Slapdash stuff that serves no purpose
"Iruvar" ... indifferent show. Pic. by K. Pichumani.
PAREEKSHA PRESENTED "Iruvar" three short plays with just two characters in each on August 10, at the Dr. MGR Janaki College of Arts and Sciences for Women. This was the sixth in a series of monthly programmes being held by the group through the year to celebrate its 25th anniversary.
Two plays dealing with the man-woman relationship and one centring on the debate between the material and spiritual were featured. All the plays were directed what little there was to do in this department by the respective artistes themselves.
In ``Nigazha Marutha Arputham," adapted from a short story by Dilip Kumar, the man (R. K. Ramanathan) watches in anguish as his wife (Kalpana) of 28 years picks up her bags to leave him forever. A complete picture of their life together emerges through his almost lyrical monologue. Past incidents and emotions are painted in vivid imagery. The underlying cause of his violent behaviour and alcoholism is his impotency that has made their life so meaningless and empty. As he conjures up the loneliness that lies ahead for them both in their old age and the manner in which loneliness can be halved when shared, she reacts at last and comes to him.
The scene was a finely spun web of words in which the wife had little to do but look on. Kalpana managed, with her downcast head or enquiring gaze, to do her part. Ramanathan, on whom the burden of the work rested, was indistinct. His expressions suited the context but what is the point of a play, which rests on words, if the lead actor's voice is muffled? ``Sarala" was much better. Written by Sujatha, the play was read by A. S. Padmavathi and Vimal. But so well did they empathise with the characters that it seemed an enacted work and not a reading. Sujatha's sensitive pen makes for a quiet and powerful defence of women who are subject to the domination of the male not just through physical violence but by the snuffing out of their individuality.
Sarala comes to her older sister's home seeking refuge from domestic violence. But her sister rejects her not wishing to be disturbed from her cocoon of domesticity and docile role as wife and mother. Sarala is rebellious and questioning and her ``Akka" will have none of it. But slowly as they recall their childhood days and are flooded by memories of their loving parents and happy home, they begin to bond.

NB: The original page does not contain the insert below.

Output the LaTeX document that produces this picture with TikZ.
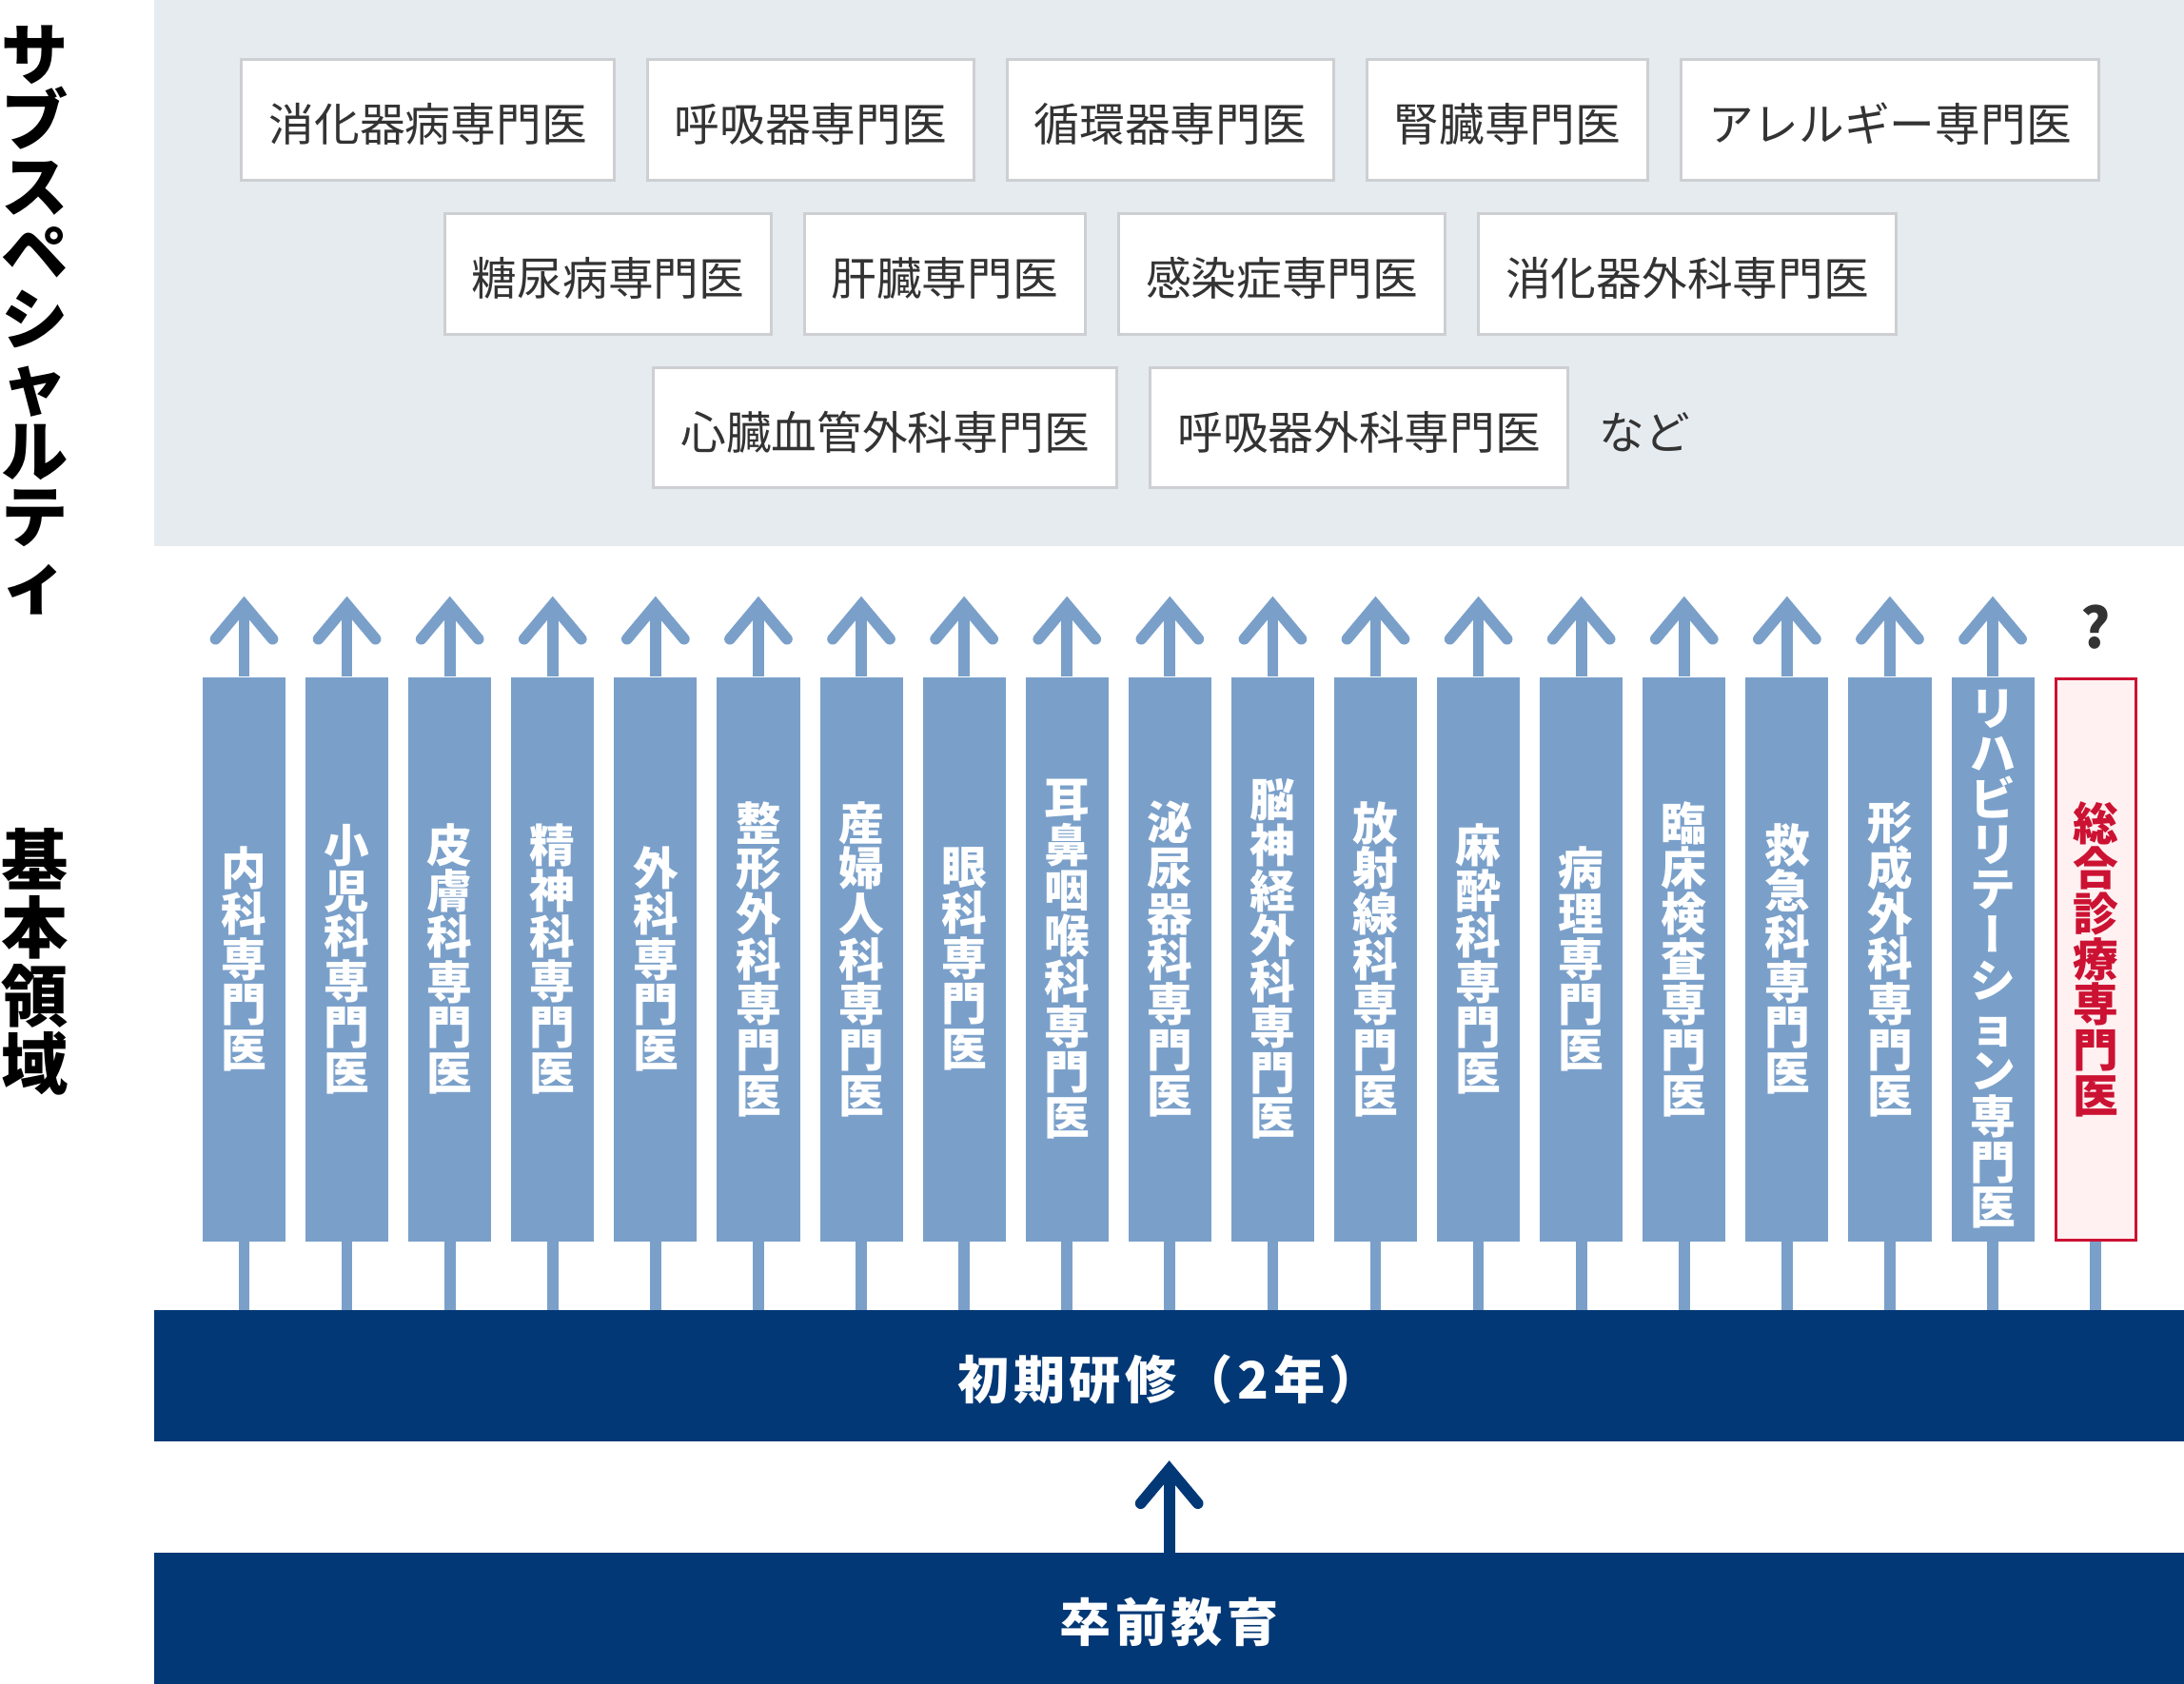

Only to part as each takes up the heavy mantle of wife and the code that society has placed upon them.
One actor who identified with his role and the other who stumbled his way through it, made for an unlikely combination in ``Iyanthira Thudaippaan," by Sundara Ramaswami . The artiste (Ashok) who read the part of the salesman who sells machines was unfamiliar with the script and it showed. He enters into a dialogue with a godman and this throws up a revealing picture of life on the other side. G. Vaidyananthan was the godman who feels imprisoned in his role as head of a Math with everyone selfishly pouring his/her basketful of woes on his lap. His every action is programmed by the trustees and the only thing that keeps him going is the memory of a girl with bright eyes and a joyful smile. The import of the dialogue, which dealt with the spiritual and the material, was lost in the `salesman's reading and the audience was as relieved as he when it was all over. The viewer felt sympathy for the godman whose attire and voice suited the role.
Pareeksha must be applauded for presenting a play or a set of playlets every month. Their commitment to the theatre is unquestionably sincere. But certain areas need to be addressed.

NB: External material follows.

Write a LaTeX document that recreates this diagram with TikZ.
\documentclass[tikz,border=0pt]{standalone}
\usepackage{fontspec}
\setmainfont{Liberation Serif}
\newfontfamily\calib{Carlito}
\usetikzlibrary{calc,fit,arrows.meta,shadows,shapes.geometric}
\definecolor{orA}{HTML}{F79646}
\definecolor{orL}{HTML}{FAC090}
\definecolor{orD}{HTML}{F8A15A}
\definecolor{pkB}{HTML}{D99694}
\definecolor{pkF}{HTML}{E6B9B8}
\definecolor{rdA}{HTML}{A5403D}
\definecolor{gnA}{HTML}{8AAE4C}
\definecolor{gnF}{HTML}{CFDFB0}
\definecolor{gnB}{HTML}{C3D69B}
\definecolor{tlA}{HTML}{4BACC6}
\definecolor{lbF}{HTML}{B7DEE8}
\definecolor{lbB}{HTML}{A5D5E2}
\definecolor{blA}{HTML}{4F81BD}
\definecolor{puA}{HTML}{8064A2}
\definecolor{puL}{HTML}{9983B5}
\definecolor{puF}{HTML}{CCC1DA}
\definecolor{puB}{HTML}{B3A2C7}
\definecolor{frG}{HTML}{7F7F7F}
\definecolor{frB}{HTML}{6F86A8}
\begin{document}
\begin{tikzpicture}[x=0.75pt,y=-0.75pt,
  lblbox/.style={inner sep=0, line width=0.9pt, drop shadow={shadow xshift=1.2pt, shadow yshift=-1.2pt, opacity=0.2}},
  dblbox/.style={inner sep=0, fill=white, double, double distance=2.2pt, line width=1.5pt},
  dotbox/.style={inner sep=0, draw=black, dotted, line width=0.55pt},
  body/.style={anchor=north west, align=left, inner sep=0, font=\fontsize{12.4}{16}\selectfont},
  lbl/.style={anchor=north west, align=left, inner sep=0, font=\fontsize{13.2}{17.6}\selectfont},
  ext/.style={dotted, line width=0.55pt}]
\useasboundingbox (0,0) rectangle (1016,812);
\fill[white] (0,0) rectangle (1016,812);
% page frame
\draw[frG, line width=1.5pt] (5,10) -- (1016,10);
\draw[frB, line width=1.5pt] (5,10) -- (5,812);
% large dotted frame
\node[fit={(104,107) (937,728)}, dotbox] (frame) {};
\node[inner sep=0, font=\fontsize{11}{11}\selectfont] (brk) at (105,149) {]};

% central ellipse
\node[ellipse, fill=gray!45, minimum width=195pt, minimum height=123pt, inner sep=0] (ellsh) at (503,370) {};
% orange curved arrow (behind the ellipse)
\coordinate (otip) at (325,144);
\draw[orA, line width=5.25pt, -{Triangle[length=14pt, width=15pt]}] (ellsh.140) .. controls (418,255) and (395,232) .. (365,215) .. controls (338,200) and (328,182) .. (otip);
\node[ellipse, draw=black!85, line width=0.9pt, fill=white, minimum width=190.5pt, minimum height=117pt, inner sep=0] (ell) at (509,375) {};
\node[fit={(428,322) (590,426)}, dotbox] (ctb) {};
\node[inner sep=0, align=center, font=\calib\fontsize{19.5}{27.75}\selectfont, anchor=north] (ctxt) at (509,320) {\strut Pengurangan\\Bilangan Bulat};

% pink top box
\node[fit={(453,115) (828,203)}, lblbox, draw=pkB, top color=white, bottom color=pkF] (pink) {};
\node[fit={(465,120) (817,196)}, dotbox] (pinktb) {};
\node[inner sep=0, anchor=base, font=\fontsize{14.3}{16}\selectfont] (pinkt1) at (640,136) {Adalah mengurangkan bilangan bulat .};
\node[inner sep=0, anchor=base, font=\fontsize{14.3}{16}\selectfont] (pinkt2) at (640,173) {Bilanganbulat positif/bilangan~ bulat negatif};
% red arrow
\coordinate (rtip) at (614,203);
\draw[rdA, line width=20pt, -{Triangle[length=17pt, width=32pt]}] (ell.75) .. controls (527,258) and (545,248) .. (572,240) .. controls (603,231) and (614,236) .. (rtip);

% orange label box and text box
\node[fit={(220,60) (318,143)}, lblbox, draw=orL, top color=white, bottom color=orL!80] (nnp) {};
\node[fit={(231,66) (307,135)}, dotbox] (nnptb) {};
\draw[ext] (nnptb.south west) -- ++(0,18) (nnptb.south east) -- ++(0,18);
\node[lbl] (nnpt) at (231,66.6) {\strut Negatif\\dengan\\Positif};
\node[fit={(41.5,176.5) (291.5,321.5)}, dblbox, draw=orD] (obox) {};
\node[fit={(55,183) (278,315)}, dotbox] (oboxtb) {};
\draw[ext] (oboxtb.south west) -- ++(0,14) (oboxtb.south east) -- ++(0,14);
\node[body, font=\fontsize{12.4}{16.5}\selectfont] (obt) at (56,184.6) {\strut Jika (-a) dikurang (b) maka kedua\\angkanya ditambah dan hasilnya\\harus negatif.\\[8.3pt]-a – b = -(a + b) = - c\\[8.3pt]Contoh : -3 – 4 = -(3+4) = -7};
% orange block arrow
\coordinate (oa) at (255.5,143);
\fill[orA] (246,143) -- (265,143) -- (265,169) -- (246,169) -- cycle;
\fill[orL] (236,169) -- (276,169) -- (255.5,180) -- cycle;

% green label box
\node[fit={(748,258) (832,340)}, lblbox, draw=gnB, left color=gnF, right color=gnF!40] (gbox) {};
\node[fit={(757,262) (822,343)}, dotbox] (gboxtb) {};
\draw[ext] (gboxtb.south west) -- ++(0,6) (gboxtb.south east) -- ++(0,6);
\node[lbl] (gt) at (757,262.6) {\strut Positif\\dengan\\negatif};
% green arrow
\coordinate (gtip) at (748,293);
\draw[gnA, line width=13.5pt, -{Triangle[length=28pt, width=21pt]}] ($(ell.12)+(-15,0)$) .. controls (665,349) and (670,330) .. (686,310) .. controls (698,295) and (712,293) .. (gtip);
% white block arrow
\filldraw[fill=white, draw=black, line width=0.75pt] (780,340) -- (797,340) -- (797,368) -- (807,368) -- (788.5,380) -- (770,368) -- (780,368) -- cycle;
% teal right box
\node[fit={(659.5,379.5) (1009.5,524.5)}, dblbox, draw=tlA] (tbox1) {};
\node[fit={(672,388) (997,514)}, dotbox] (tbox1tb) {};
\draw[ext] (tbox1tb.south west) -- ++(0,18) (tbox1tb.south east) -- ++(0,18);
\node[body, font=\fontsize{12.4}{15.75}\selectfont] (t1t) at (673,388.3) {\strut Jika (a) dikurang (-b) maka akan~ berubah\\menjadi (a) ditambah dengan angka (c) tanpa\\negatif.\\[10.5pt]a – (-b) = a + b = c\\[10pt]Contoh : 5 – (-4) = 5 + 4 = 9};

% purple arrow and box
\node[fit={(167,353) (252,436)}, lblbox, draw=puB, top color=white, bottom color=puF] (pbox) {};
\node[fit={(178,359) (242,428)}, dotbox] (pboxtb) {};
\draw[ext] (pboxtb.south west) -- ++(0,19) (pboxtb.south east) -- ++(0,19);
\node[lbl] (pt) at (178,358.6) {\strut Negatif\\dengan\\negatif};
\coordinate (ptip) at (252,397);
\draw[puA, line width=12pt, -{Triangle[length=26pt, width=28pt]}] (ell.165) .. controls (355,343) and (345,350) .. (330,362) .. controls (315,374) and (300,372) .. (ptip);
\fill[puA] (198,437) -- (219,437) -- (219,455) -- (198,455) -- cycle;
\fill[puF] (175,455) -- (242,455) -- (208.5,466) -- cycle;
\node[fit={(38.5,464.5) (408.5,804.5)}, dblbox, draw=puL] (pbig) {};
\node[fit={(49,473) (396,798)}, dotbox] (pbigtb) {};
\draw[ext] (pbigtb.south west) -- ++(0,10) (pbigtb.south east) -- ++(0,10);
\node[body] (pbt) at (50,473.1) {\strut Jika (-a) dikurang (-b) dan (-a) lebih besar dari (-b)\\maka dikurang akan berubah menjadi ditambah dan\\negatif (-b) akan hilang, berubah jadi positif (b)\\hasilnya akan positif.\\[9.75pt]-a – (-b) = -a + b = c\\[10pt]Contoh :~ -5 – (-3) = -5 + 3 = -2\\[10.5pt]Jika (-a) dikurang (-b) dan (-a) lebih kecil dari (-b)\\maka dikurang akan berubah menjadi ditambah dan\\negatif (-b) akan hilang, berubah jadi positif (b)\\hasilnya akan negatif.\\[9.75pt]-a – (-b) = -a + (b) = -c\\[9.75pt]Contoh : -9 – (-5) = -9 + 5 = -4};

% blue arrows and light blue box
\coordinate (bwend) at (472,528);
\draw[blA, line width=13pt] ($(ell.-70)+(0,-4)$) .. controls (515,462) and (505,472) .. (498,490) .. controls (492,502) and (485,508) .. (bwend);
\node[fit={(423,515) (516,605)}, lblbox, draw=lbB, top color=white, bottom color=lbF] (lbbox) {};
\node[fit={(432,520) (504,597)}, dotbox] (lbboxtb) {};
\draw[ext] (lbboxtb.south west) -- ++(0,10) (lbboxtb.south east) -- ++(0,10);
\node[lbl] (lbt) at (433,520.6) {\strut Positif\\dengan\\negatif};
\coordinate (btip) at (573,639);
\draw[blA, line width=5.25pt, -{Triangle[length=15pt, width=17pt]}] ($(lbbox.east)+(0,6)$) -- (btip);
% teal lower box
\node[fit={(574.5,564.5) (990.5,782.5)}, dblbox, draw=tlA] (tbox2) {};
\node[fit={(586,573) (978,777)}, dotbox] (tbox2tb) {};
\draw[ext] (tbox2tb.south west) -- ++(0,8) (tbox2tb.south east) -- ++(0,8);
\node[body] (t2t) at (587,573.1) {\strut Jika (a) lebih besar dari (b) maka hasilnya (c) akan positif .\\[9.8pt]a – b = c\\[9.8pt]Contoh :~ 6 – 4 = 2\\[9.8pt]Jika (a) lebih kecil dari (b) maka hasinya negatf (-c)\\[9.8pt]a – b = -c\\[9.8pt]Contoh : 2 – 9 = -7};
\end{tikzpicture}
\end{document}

As the organisers themselves seem to be aware, the enormous auditorium of the college does not provide the right ambience for the plays they choose to stage. These works require a space that creates intimacy and not a feeling of alienation. The mini hall of the Narada Gana Sabha auditorium that used to be the venue many years ago helped provide the right mood.
Moreover, it would be much better to do a few plays well than many in this slapdash manner. Whatever be the constraints the group faces, it owes it to viewers to present professionally mounted works with a backup cast to step in, in case of an emergency. The rates are not the criterion, the presentation is. It is highly disappointing to be suddenly told that this would be a play reading and not as announced earlier and then have artistes fumbling through their lines. The ugly, stained walls of the auditorium as the backdrop to the reading are an eyesore but an effort could have been made to cover them up. Props can be minimal but certainly not as skeletal and shabby as the two plastic chairs, the faded mat and the rough packing cases that were put together hastily here.
It is time the group took stock at this half way mark and makes up its mind whether one good production is not worth half a dozen mediocre ones. For in the ultimate analysis, who wants to make the effort to drive or bus down all the way on a Sunday evening for indifferently presented works when you can do the reading perhaps much better by yourself in a much more pleasant ambience at home?